Consumer confidence lifts. Input prices hit record high.
Consumer confidence; Purchasing managers’ indexes
The weekly ANZ-Roy Morgan consumer confidence rating rose by 1.3 per cent to 107.4.
The preliminary IHS Markit Australia Composite Purchasing Managers’ index (PMI) rose from 52.1 in October to a 5-month high of 55 in November. A reading above 50 indicates an expansion in activity.
The Composite PMI input prices sub-index rose from 62.6 in October to a record high of 65.9 in November.
What does it all mean?
• Consumer confidence, as measured by ANZ and Roy Morgan, lifted 1.3 per cent last week with sentiment.
• The ANZ-Roy Morgan measure of consumer inflation expectations over the next two years eased from 6½-year highs of 5 per cent to 4.6 per cent last week, supporting sentiment. That said, price pressures remain acute with unleaded petrol prices today hitting record highs in both Brisbane and Melbourne according to real-time fuel-app MotorMouth.
• The underlying ANZ-Roy Morgan confidence sub-components were mixed last week, but consumer views on ‘current financial conditions’ gained 1.6 per cent with ‘future economic conditions’ jumping 4.9 per cent.

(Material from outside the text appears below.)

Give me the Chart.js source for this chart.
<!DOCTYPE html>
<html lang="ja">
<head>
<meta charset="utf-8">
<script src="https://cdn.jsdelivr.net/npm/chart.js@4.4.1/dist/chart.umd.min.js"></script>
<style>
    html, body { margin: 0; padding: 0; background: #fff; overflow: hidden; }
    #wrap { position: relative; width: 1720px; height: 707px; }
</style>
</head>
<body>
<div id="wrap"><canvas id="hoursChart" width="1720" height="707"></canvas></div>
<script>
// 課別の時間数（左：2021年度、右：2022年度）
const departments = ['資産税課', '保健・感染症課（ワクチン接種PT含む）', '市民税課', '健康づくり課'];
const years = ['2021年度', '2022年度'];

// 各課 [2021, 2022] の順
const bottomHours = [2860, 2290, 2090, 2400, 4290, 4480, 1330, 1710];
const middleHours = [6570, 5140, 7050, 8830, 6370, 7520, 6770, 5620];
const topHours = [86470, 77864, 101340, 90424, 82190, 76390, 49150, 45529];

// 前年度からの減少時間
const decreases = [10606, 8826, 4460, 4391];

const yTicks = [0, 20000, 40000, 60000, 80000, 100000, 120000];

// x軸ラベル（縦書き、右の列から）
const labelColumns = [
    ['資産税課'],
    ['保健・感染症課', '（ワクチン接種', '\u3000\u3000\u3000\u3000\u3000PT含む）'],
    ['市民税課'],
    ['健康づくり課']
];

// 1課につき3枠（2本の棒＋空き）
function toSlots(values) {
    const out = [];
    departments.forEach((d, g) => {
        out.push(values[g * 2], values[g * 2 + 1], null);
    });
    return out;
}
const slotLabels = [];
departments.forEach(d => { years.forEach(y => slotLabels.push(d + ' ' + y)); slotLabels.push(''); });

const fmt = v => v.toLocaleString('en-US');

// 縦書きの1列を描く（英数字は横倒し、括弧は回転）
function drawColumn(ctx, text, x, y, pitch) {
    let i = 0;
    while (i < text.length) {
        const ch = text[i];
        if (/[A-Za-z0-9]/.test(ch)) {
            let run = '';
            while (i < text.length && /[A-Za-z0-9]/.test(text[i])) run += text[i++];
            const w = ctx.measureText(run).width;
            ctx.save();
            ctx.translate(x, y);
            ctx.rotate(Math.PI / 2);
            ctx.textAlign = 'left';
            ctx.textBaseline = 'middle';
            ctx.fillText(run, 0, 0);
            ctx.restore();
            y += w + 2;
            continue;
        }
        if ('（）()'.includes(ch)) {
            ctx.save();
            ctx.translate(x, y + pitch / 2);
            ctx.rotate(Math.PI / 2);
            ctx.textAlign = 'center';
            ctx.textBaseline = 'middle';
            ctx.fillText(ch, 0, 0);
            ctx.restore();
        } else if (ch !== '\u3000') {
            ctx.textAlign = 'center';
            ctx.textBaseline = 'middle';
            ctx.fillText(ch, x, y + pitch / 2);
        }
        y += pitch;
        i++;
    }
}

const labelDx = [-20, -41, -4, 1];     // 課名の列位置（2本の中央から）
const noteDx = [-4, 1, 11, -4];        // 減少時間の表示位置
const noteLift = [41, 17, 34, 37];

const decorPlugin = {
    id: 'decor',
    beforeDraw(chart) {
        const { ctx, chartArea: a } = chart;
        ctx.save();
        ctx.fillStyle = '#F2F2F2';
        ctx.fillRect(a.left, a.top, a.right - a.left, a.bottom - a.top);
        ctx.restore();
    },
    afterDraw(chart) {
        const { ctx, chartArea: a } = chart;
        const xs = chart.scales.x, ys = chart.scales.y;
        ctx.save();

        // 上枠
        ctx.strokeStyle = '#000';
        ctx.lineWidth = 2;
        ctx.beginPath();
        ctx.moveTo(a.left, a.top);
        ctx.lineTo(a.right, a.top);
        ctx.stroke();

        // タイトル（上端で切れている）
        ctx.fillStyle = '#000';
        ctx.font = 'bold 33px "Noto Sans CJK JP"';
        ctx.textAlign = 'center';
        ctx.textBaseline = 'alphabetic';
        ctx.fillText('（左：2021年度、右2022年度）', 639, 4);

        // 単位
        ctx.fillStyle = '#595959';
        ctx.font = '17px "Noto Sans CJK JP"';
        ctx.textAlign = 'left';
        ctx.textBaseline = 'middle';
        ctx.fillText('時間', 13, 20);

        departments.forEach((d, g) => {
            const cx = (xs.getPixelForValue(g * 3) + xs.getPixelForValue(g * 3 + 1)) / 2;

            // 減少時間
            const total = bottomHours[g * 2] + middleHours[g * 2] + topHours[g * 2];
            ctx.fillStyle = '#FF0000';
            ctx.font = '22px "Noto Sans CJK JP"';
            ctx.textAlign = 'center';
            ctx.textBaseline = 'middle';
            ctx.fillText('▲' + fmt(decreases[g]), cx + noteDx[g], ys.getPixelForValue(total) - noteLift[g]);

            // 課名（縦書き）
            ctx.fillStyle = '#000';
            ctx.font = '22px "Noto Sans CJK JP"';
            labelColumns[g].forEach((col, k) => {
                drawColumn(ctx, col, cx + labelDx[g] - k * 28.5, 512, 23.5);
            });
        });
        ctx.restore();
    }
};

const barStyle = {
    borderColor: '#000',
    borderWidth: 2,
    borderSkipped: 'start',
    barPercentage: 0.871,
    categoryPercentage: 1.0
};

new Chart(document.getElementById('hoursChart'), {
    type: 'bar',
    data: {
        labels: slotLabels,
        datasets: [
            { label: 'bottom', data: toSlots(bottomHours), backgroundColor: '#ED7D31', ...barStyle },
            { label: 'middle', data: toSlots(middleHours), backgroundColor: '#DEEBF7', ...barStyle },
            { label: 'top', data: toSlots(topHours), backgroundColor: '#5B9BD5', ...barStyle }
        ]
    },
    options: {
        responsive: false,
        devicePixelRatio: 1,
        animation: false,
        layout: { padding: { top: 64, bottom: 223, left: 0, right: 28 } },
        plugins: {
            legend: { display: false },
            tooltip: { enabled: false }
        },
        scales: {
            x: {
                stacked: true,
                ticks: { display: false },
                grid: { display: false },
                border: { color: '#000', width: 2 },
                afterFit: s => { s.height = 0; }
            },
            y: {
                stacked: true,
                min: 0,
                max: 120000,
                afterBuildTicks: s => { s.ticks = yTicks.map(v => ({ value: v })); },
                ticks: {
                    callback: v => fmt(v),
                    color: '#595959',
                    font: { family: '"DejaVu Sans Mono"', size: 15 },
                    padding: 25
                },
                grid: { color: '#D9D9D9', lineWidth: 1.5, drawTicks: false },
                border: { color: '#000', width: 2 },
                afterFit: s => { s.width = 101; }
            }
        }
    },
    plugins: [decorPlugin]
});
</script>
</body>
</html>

And ahead of ‘Black Friday’ and ‘Cyber Monday’ sales, consumer views on whether it is a good ‘time to buy a major household item’ rose by 2.1 per cent, implying an increased willingness of Aussie households to part with their hard earn coin.
• Consumer sentiment jumped by 4.9 per cent last week in Victoria after the Andrews government lifted all Covid-19 restrictions for the fully vaccinated. ANZ economists also reported a rebound in confidence in Western Australia (up 2 per cent) with sentiment in Queensland (up 1.7 per cent) continuing to lift. But confidence eased in both NSW (down 1.1 per cent) and South Australia (down 0.5 per cent).
• Australia’s post-Delta lockdown economic recovery is underway with 85 per cent of people aged 16 years and over now double vaccinated, increasing mobility. Activity in Australia’s private sector accelerated in November with surveyed purchasing managers in both the services and manufacturing reporting a pick up in output and demand growth to 5-month highs. IHS Markit economists also reported that employment conditions improved as business confidence broadly recovered from the depths of the Delta shutdowns in Australia’s south-east.
• That said, surveyed business owners in both the services and factory sectors reported that price pressures were intensifying amid labour and raw material shortages, supply chain disruptions and port blockages. In fact, input price inflation hit survey record highs (since May 2016) in November while output prices also continued to lift. And in the manufacturing sector, suppliers’ delivery times lengthened at a survey record rate.
• Some businesses are absorbing rising costs, but with profit margin pressures building rising input prices could eventually lead businesses to pass-on these higher costs to consumers through price hikes.
What do you need to know?
Consumer sentiment – Week ended November 21
• The weekly ANZ-Roy Morgan consumer confidence rating rose by 1.3 per cent to 107.4 (long-run average since 1990 is 112.4). Three out of the five major sub-components rose last week.
IHS Markit Purchasing Managers’ indexes (PMIs) – November
• The preliminary IHS Markit Australia Manufacturing Purchasing Managers’ index (PMI) rose from 58.2 to 58.5 in November.
• The Services PMI lifted from 51.8 to 55 in November.
• The combined or composite PMI rose from 52.1 to 55 in November with input prices lifting from 62.6 to a record high 65.9 in November.
• All readings were at 5-month highs, with indexes above 50 indicating an expansion in activity.
• According to IHS Markit economists: “The Australian economy grew at a faster pace in November, according to the IHS Markit Flash Australia Composite PMI, and this is reflective of the positive effects from the continued easing of COVID-19 restrictions and decline in new cases. The rate of expansion picked up to a five-month high, indicating that the Australian economy continued to enjoy the strengthening of growth momentum.”
• And, “That said, supply chain issues featured strongly in the Australian PMI survey as delivery times lengthened, widespread shortages were reported and price increases continued to be seen. While some of these can be attributed to the presence of pent-up demand that was reported, it will be worth watching if the constraints clear over time.”
• Also, “Overall business confidence improved in the latest survey and this was a very positive sign. Private sector firms were also more willing to expand their workforce capacity, though instances of labour shortages had continued to surface.”